Here is a first coding scheme: given the message $m=m_1m_2\cdots m_n$,
where $m_j\in\{{\sf 0,1}\}$, apply the substitution:
$\sf 0\mapsto \sf 00$ and $\sf 1\mapsto\sf 10$; terminate the transmission by
sending $\sf 11$. This scheme has $\ell=2n+O(1)$, and we say that its *rate* is 2.
Can one design codes with better rates?
with rates arbitrarily close to 1, asymptotically?
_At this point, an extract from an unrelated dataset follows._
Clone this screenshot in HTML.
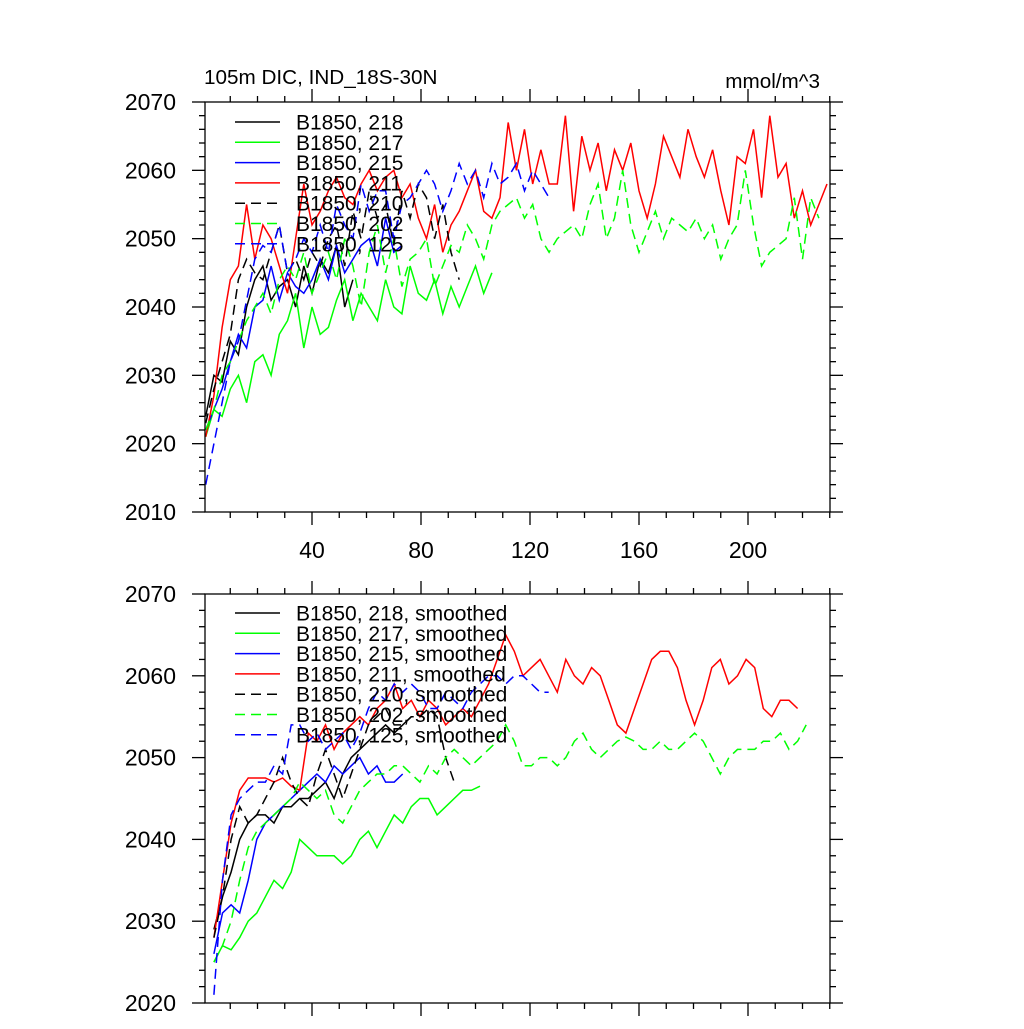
<!DOCTYPE html>
<html><head><meta charset="utf-8"><style>
body{margin:0;background:#fff;width:1024px;height:1024px;overflow:hidden}
svg{font-family:"Liberation Sans",sans-serif}
</style></head><body>
<svg id="chart" width="1024" height="1024" xmlns="http://www.w3.org/2000/svg">
<text x="204" y="84" font-size="20.7">105m DIC, IND_18S-30N</text>
<text x="820" y="88" font-size="20.7" text-anchor="end">mmol/m^3</text>
</svg>
<script>
// ---- data ----
const xTicks=[40,80,120,160,200];
const topYTicks=[2010,2020,2030,2040,2050,2060,2070];
const botYTicks=[2020,2030,2040,2050,2060,2070];
const names=["B1850, 218","B1850, 217","B1850, 215","B1850, 211","B1850, 210","B1850, 202","B1850, 125"];
const colors=["#000","#0f0","#00f","#f00","#000","#0f0","#00f"];
const dashed=[false,false,false,false,true,true,true];
const rawStart=1, rawStep=3, smStart=4, smStep=3.15;
const raw218=[2024,2030,2029,2035,2033,2040,2044,2046,2041,2043,2044,2040,2046,2042,2047,2045,2049,2040,2044];
const raw217=[2021,2025,2024,2028,2030,2026,2032,2033,2030,2036,2038,2042,2034,2040,2036,2037,2041,2044,2038,2042,2040,2038,2044,2040,2039,2046,2042,2041,2044,2039,2043,2040,2043,2046,2042,2045];
const raw215=[2022,2025,2028,2032,2036,2034,2040,2041,2046,2041,2045,2043,2042,2044,2047,2044,2049,2045,2047,2049,2050,2046,2053,2048,2049];
const raw211=[2021,2027,2037,2044,2046,2055,2047,2052,2050,2046,2042,2050,2058,2052,2054,2057,2059,2056,2055,2058,2060,2057,2059,2060,2056,2058,2053,2050,2055,2048,2052,2054,2057,2060,2054,2053,2056,2067,2060,2066,2058,2063,2058,2058,2068,2054,2065,2060,2064,2057,2063,2060,2064,2057,2053,2058,2065,2062,2059,2066,2062,2059,2063,2057,2052,2062,2061,2066,2056,2068,2059,2061,2053,2057,2052,2055,2058];
const raw210=[2023,2028,2032,2036,2044,2047,2045,2044,2048,2052,2045,2047,2044,2048,2046,2050,2052,2046,2054,2050,2057,2053,2055,2049,2057,2053,2058,2056,2050,2055,2048,2044];
const raw202=[2022,2025,2030,2032,2035,2038,2040,2042,2039,2044,2046,2044,2048,2042,2045,2048,2044,2050,2046,2040,2048,2052,2045,2050,2043,2047,2048,2050,2043,2046,2049,2048,2052,2050,2047,2052,2054,2055,2056,2053,2055,2050,2048,2050,2051,2052,2050,2055,2058,2050,2053,2060,2052,2048,2051,2054,2050,2053,2052,2051,2053,2050,2052,2047,2050,2052,2060,2052,2046,2048,2049,2050,2056,2047,2056,2053];
const raw125=[2014,2020,2026,2032,2035,2041,2047,2049,2048,2052,2045,2047,2050,2048,2052,2048,2055,2052,2050,2058,2054,2057,2057,2050,2055,2056,2058,2060,2058,2054,2057,2061,2058,2060,2056,2061,2058,2059,2061,2057,2060,2058,2056];
const sm218=[2029,2033,2036,2040,2042,2043,2043,2042,2044,2044,2045,2045,2046,2047,2045,2048,2050,2051,2052,2053,2054,2053,2054,2055];
const sm217=[2025,2027,2026.5,2028,2030,2031,2033,2035,2034,2036,2040,2039,2038,2038,2038,2037,2038,2040,2041,2039,2041,2043,2042,2044,2045,2045,2043,2044,2045,2046,2046,2046.5];
const sm215=[2026,2031,2032,2031,2035,2040,2042,2043,2044,2045,2046,2047,2048,2047,2049,2048,2049,2050,2048,2049,2047,2047,2048];
const sm211=[2028,2035,2042,2046,2047.5,2047.5,2047.5,2047,2047.5,2046.5,2046,2053,2052,2054,2051,2053,2054,2055,2054,2056,2057,2059,2056,2057,2055,2057,2056,2054,2055,2056,2055,2057,2059,2062,2065,2063,2060,2061,2062,2060,2058,2062,2060,2059,2061,2060,2057,2054,2053,2056,2059,2062,2063,2063,2061,2057,2054,2057,2061,2062,2059,2060,2062,2061,2056,2055,2057,2057,2056];
const sm210=[2028,2033,2040,2044,2042,2043,2045,2047,2050,2047,2045,2044,2048,2051,2048,2045,2048,2051,2054,2055,2056,2054,2054,2055,2055,2056,2055,2050,2047];
const sm202=[2025,2027,2030,2035,2039,2041,2042,2043,2044,2045,2047,2046,2045,2046,2043,2042,2044,2046,2047,2048,2048,2049,2049,2048,2047,2049,2048,2050,2051,2050,2049,2050,2051,2052,2054,2052,2049,2049,2050,2050,2049,2050,2052,2053,2051,2050,2051,2052,2052.5,2052,2051,2051,2052,2051,2051,2052,2053,2052,2050,2048,2050,2051,2051,2051,2052,2052,2053,2051,2052,2054];
const sm125=[2021,2035,2043,2045,2046,2047,2047,2049,2048,2054,2054,2052,2053,2051,2052,2053,2051,2053,2056,2058,2057,2059,2058,2059,2058,2056,2056,2058,2057,2056,2058,2059,2060,2060,2059,2060,2060,2059,2058,2058];
const rawSeries=[raw218,raw217,raw215,raw211,raw210,raw202,raw125];
const smSeries=[sm218,sm217,sm215,sm211,sm210,sm202,sm125];

// ---- drawing ----
const svg=document.getElementById('chart');
const NS="http://www.w3.org/2000/svg";
const X0=205,X1=830;
const xs=v=>203+2.725*v;
function mk(t,a,parent){const e=document.createElementNS(NS,t);for(const k in a)e.setAttribute(k,a[k]);(parent||svg).appendChild(e);return e;}
function panel(tag,top,bot,yMin,yMax,yTicks,series,start,step,suffix,legendY,xLabels){
  const g=mk('g',{});
  
  
  const ys=v=>bot-(v-yMin)/(yMax-yMin)*(bot-top);
  const clip=mk('clipPath',{id:'c'+tag},g);mk('rect',{x:X0,y:top,width:X1-X0,height:bot-top},clip);
  const sg=mk('g',{'clip-path':'url(#c'+tag+')'},g);
  series.forEach((d,i)=>{
    const pts=d.map((v,j)=>xs(start+j*step).toFixed(1)+','+ys(v).toFixed(1)).join(' ');
    const p=mk('polyline',{points:pts,fill:'none',stroke:colors[i],'stroke-width':1.5,'stroke-dasharray':dashed[i]?'10,6':'none'},sg);
    
    
  });
  const ax=mk('g',{stroke:'#000','stroke-width':1.3},g);
  
  
  mk('rect',{x:X0,y:top,width:X1-X0,height:bot-top,fill:'none'},ax);
  for(let v=yMin;v<=yMax;v+=2){const y=ys(v),L=(v%10===0)?13:6;
    mk('line',{x1:X0-L,y1:y,x2:X0,y2:y},ax);mk('line',{x1:X1,y1:y,x2:X1+L,y2:y},ax);}
  for(let v=10;v<=230;v+=10){const x=xs(v);if(x<X0||x>X1)continue;const L=(v%40===0)?13:6;
    mk('line',{x1:x,y1:bot,x2:x,y2:bot+L},ax);mk('line',{x1:x,y1:top-L,x2:x,y2:top},ax);}
  yTicks.forEach(v=>{const t=mk('text',{x:176,y:ys(v)+8,'font-size':23,'text-anchor':'end'},g);t.textContent=v;
    
    });
  if(xLabels)xTicks.forEach(v=>{const t=mk('text',{x:xs(v),y:bot+46,'font-size':23,'text-anchor':'middle'},g);t.textContent=v;
    
    });
  names.forEach((n,i)=>{const y=legendY+i*20.3;
    const le=mk('g',{},g);
    
    
    mk('line',{x1:235,y1:y,x2:280,y2:y,stroke:colors[i],'stroke-width':1.5,'stroke-dasharray':dashed[i]?'10,6':'none'},le);
    const t=mk('text',{x:296,y:y+7.5,'font-size':21},le);t.textContent=n+suffix;});
}
panel('top',102,512,2010,2070,topYTicks,rawSeries,rawStart,rawStep,'',122,true);
panel('bottom',594,1003,2020,2070,botYTicks,smSeries,smStart,smStep,', smoothed',613,false);
</script>
</body></html>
Let $\cal C$ be the class of allowed code words. For words of length $n$, a code of length $L\equiv L(n)$ is achievable only if there exists a one-to-one mapping from $\{0,1\}^n$ into $\bigcup_{j=0}^L \cal C_j$, i.e., $2^n\le \sum_{j=0}^L C_j$. Find the OGF of $\cal C$ and use it to show that \[ L(n) \ge \lambda n +O(1), \qquad \lambda=\frac{1}{\log_2 \varphi}\doteq 1.440420, \quad \varphi=\frac{1+\sqrt{5}}{2}.\] Thus no code can achieve a rate better than $1.44$; i.e., a loss of at least 44% is unavoidable.

## Note I.43

*Fast determination of the Cayley-Polya numbers.*Use logarithmic differentiation of $H(z)$ to provide for the $H_n$ a recurrence that can serve as the basis for computing $H_n$ in time polynomial in $n$. (Note: a similar technique applies to the partition numbers $P_n$.)

#### Selected Experiments

## Program I.1

Determine the choice of four coins that maximizes the number of ways to change a dollar.

## Program I.2

Write a program that estimates the rate of growth of the Cayley numbers ($H_n/H_{n-1}$). See Note I.43.

## Program I.3

Write a program that estimates the rate of growth of the partition numbers ($P_n/P_{n-1}$). See Note I.43.

#### Web Exercises

## I.1

(R. Brott) Give a ~-approximation for the number of ways to express $N$ as the sum of 1, 2, and 4 (unordered). For example, there are four such ways for $N=4$: 1+1+1+1, 1+1+2, 2+2, and 4.

## I.2

(D. Carter) A*weighted tree*is a rooted ordered tree where each node is assigned a strictly positive integer weight. Find a ~-approximation for the total number of weighted trees of weight $N$.